§ **Stated problem**:
Transcribe the records below exactly as they appear, omitting any pictures.

§ **Raw data**:
= = = =

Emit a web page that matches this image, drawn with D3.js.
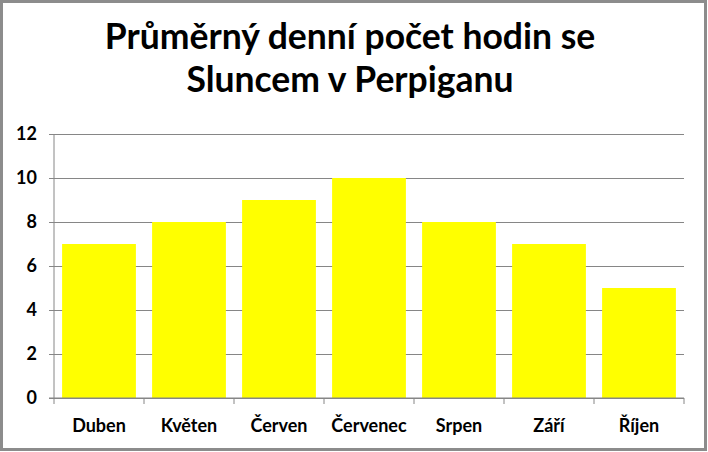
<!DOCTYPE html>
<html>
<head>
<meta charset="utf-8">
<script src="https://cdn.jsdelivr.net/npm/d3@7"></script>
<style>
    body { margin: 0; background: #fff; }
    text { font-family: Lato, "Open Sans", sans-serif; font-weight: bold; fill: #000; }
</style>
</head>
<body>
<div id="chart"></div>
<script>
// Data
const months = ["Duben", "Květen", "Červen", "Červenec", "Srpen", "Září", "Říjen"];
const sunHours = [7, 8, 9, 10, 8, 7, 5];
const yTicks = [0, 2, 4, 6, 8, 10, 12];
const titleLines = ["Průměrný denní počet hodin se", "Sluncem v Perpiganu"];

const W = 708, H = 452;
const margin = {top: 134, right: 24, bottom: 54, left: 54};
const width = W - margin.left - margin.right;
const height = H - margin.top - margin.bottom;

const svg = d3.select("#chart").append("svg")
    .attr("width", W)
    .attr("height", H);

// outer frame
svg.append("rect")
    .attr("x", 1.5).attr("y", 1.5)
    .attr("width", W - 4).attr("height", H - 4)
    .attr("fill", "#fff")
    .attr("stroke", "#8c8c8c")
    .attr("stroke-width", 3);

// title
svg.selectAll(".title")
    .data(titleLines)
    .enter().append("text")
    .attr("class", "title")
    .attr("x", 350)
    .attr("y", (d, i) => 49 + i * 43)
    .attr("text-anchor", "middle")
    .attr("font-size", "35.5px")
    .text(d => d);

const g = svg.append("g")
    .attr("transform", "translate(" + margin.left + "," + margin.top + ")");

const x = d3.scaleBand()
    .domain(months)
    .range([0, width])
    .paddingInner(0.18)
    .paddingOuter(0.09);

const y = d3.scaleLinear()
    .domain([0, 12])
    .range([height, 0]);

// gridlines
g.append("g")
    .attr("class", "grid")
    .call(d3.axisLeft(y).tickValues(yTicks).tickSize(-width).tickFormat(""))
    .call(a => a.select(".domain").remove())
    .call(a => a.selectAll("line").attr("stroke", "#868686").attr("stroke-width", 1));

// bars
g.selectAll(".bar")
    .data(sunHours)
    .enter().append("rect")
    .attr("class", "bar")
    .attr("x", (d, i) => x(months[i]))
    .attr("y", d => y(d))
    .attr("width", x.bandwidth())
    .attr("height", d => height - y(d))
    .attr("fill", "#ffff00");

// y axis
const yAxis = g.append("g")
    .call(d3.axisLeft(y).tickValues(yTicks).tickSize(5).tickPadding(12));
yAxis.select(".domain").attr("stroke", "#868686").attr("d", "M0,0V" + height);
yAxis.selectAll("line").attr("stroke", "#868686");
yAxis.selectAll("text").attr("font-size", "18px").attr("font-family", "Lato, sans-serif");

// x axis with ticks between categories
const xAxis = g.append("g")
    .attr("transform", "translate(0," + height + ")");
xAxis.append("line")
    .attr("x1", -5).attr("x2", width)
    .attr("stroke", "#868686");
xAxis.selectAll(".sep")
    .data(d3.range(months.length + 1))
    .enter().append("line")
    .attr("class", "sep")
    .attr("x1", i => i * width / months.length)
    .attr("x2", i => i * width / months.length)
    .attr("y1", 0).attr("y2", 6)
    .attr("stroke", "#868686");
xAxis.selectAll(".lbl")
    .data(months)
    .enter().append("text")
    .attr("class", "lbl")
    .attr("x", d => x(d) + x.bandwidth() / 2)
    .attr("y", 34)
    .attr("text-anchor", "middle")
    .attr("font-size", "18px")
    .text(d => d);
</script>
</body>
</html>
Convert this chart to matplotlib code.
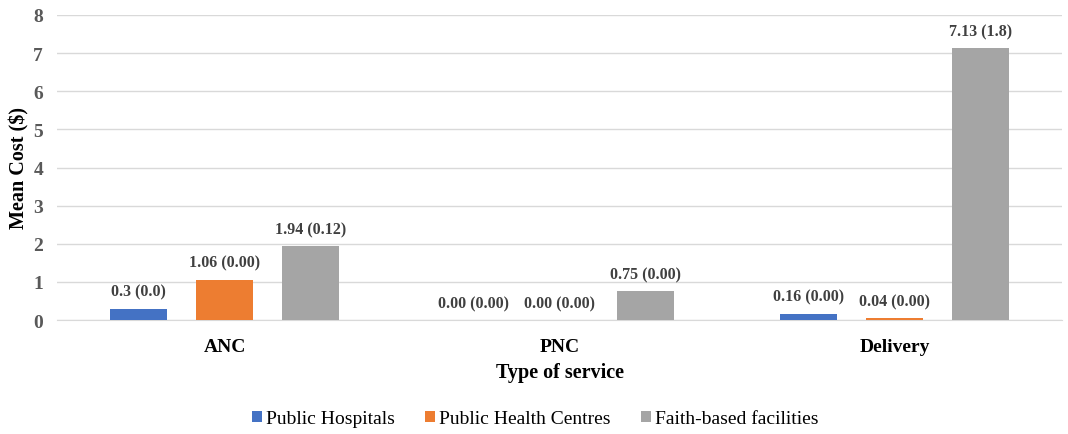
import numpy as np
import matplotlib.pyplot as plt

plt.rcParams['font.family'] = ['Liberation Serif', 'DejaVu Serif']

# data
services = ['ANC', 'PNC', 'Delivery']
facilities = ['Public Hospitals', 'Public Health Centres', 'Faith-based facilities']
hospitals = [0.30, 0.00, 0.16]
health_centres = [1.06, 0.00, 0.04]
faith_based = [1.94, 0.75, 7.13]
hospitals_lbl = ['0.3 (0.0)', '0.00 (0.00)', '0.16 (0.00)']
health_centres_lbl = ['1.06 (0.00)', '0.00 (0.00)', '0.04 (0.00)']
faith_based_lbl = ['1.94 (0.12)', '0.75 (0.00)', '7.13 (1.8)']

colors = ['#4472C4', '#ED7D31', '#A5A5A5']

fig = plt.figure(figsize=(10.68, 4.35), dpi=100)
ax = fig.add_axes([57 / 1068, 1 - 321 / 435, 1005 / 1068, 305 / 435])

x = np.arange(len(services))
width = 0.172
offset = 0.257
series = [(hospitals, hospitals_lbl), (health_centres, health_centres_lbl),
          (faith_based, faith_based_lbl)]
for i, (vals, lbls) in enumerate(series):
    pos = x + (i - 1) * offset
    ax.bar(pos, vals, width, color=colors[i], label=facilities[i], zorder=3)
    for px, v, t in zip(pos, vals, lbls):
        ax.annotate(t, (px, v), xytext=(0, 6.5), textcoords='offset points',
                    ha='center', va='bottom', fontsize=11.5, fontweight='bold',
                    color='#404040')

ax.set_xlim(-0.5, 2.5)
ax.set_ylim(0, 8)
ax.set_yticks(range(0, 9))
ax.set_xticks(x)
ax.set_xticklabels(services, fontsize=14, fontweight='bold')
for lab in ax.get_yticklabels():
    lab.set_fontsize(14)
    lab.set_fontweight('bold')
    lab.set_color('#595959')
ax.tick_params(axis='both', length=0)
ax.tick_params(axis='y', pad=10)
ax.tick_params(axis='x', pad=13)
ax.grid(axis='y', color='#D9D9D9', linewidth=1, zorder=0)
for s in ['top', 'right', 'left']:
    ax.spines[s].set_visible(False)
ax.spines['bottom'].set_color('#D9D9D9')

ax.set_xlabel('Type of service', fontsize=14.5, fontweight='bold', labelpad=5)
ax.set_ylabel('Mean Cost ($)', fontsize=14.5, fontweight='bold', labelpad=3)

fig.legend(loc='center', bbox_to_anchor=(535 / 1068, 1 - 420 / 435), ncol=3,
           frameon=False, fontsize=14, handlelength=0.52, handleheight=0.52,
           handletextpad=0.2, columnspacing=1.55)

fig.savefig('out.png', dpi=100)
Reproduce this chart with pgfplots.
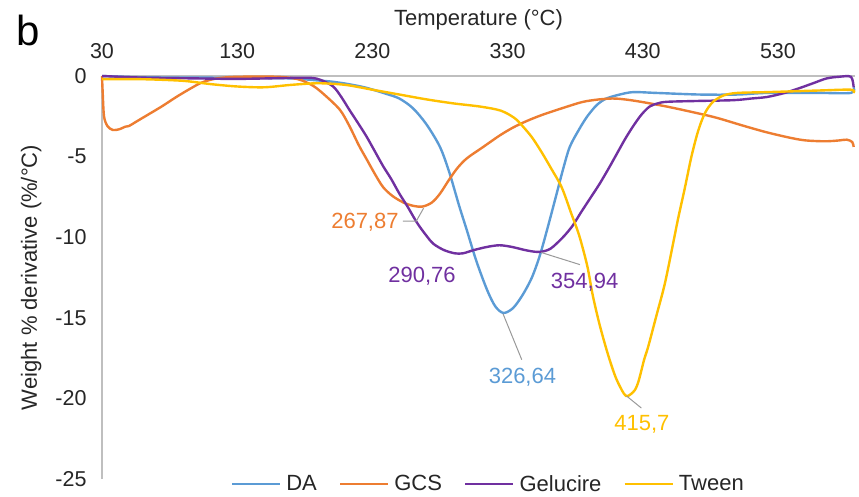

= = = =

§ **Problem solution**:
Emit a web page that matches this image, drawn with D3.js.
<!DOCTYPE html>
<html>
<head>
<meta charset="utf-8">
<script src="https://cdn.jsdelivr.net/npm/d3@7"></script>
<style>
    body { margin: 0; background: #fff; }
    text { font-family: Lato, "Open Sans", sans-serif; font-weight: bold; fill: #000; }
</style>
</head>
<body>
<div id="chart"></div>
<script>
// Data
const months = ["Duben", "Květen", "Červen", "Červenec", "Srpen", "Září", "Říjen"];
const sunHours = [7, 8, 9, 10, 8, 7, 5];
const yTicks = [0, 2, 4, 6, 8, 10, 12];
const titleLines = ["Průměrný denní počet hodin se", "Sluncem v Perpiganu"];

const W = 708, H = 452;
const margin = {top: 134, right: 24, bottom: 54, left: 54};
const width = W - margin.left - margin.right;
const height = H - margin.top - margin.bottom;

const svg = d3.select("#chart").append("svg")
    .attr("width", W)
    .attr("height", H);

// outer frame
svg.append("rect")
    .attr("x", 1.5).attr("y", 1.5)
    .attr("width", W - 4).attr("height", H - 4)
    .attr("fill", "#fff")
    .attr("stroke", "#8c8c8c")
    .attr("stroke-width", 3);

// title
svg.selectAll(".title")
    .data(titleLines)
    .enter().append("text")
    .attr("class", "title")
    .attr("x", 350)
    .attr("y", (d, i) => 49 + i * 43)
    .attr("text-anchor", "middle")
    .attr("font-size", "35.5px")
    .text(d => d);

const g = svg.append("g")
    .attr("transform", "translate(" + margin.left + "," + margin.top + ")");

const x = d3.scaleBand()
    .domain(months)
    .range([0, width])
    .paddingInner(0.18)
    .paddingOuter(0.09);

const y = d3.scaleLinear()
    .domain([0, 12])
    .range([height, 0]);

// gridlines
g.append("g")
    .attr("class", "grid")
    .call(d3.axisLeft(y).tickValues(yTicks).tickSize(-width).tickFormat(""))
    .call(a => a.select(".domain").remove())
    .call(a => a.selectAll("line").attr("stroke", "#868686").attr("stroke-width", 1));

// bars
g.selectAll(".bar")
    .data(sunHours)
    .enter().append("rect")
    .attr("class", "bar")
    .attr("x", (d, i) => x(months[i]))
    .attr("y", d => y(d))
    .attr("width", x.bandwidth())
    .attr("height", d => height - y(d))
    .attr("fill", "#ffff00");

// y axis
const yAxis = g.append("g")
    .call(d3.axisLeft(y).tickValues(yTicks).tickSize(5).tickPadding(12));
yAxis.select(".domain").attr("stroke", "#868686").attr("d", "M0,0V" + height);
yAxis.selectAll("line").attr("stroke", "#868686");
yAxis.selectAll("text").attr("font-size", "18px").attr("font-family", "Lato, sans-serif");

// x axis with ticks between categories
const xAxis = g.append("g")
    .attr("transform", "translate(0," + height + ")");
xAxis.append("line")
    .attr("x1", -5).attr("x2", width)
    .attr("stroke", "#868686");
xAxis.selectAll(".sep")
    .data(d3.range(months.length + 1))
    .enter().append("line")
    .attr("class", "sep")
    .attr("x1", i => i * width / months.length)
    .attr("x2", i => i * width / months.length)
    .attr("y1", 0).attr("y2", 6)
    .attr("stroke", "#868686");
xAxis.selectAll(".lbl")
    .data(months)
    .enter().append("text")
    .attr("class", "lbl")
    .attr("x", d => x(d) + x.bandwidth() / 2)
    .attr("y", 34)
    .attr("text-anchor", "middle")
    .attr("font-size", "18px")
    .text(d => d);
</script>
</body>
</html>
Convert this chart to matplotlib code.
import numpy as np
import matplotlib.pyplot as plt

plt.rcParams['font.family'] = ['Liberation Serif', 'DejaVu Serif']

# data
services = ['ANC', 'PNC', 'Delivery']
facilities = ['Public Hospitals', 'Public Health Centres', 'Faith-based facilities']
hospitals = [0.30, 0.00, 0.16]
health_centres = [1.06, 0.00, 0.04]
faith_based = [1.94, 0.75, 7.13]
hospitals_lbl = ['0.3 (0.0)', '0.00 (0.00)', '0.16 (0.00)']
health_centres_lbl = ['1.06 (0.00)', '0.00 (0.00)', '0.04 (0.00)']
faith_based_lbl = ['1.94 (0.12)', '0.75 (0.00)', '7.13 (1.8)']

colors = ['#4472C4', '#ED7D31', '#A5A5A5']

fig = plt.figure(figsize=(10.68, 4.35), dpi=100)
ax = fig.add_axes([57 / 1068, 1 - 321 / 435, 1005 / 1068, 305 / 435])

x = np.arange(len(services))
width = 0.172
offset = 0.257
series = [(hospitals, hospitals_lbl), (health_centres, health_centres_lbl),
          (faith_based, faith_based_lbl)]
for i, (vals, lbls) in enumerate(series):
    pos = x + (i - 1) * offset
    ax.bar(pos, vals, width, color=colors[i], label=facilities[i], zorder=3)
    for px, v, t in zip(pos, vals, lbls):
        ax.annotate(t, (px, v), xytext=(0, 6.5), textcoords='offset points',
                    ha='center', va='bottom', fontsize=11.5, fontweight='bold',
                    color='#404040')

ax.set_xlim(-0.5, 2.5)
ax.set_ylim(0, 8)
ax.set_yticks(range(0, 9))
ax.set_xticks(x)
ax.set_xticklabels(services, fontsize=14, fontweight='bold')
for lab in ax.get_yticklabels():
    lab.set_fontsize(14)
    lab.set_fontweight('bold')
    lab.set_color('#595959')
ax.tick_params(axis='both', length=0)
ax.tick_params(axis='y', pad=10)
ax.tick_params(axis='x', pad=13)
ax.grid(axis='y', color='#D9D9D9', linewidth=1, zorder=0)
for s in ['top', 'right', 'left']:
    ax.spines[s].set_visible(False)
ax.spines['bottom'].set_color('#D9D9D9')

ax.set_xlabel('Type of service', fontsize=14.5, fontweight='bold', labelpad=5)
ax.set_ylabel('Mean Cost ($)', fontsize=14.5, fontweight='bold', labelpad=3)

fig.legend(loc='center', bbox_to_anchor=(535 / 1068, 1 - 420 / 435), ncol=3,
           frameon=False, fontsize=14, handlelength=0.52, handleheight=0.52,
           handletextpad=0.2, columnspacing=1.55)

fig.savefig('out.png', dpi=100)
Reproduce this chart with pgfplots.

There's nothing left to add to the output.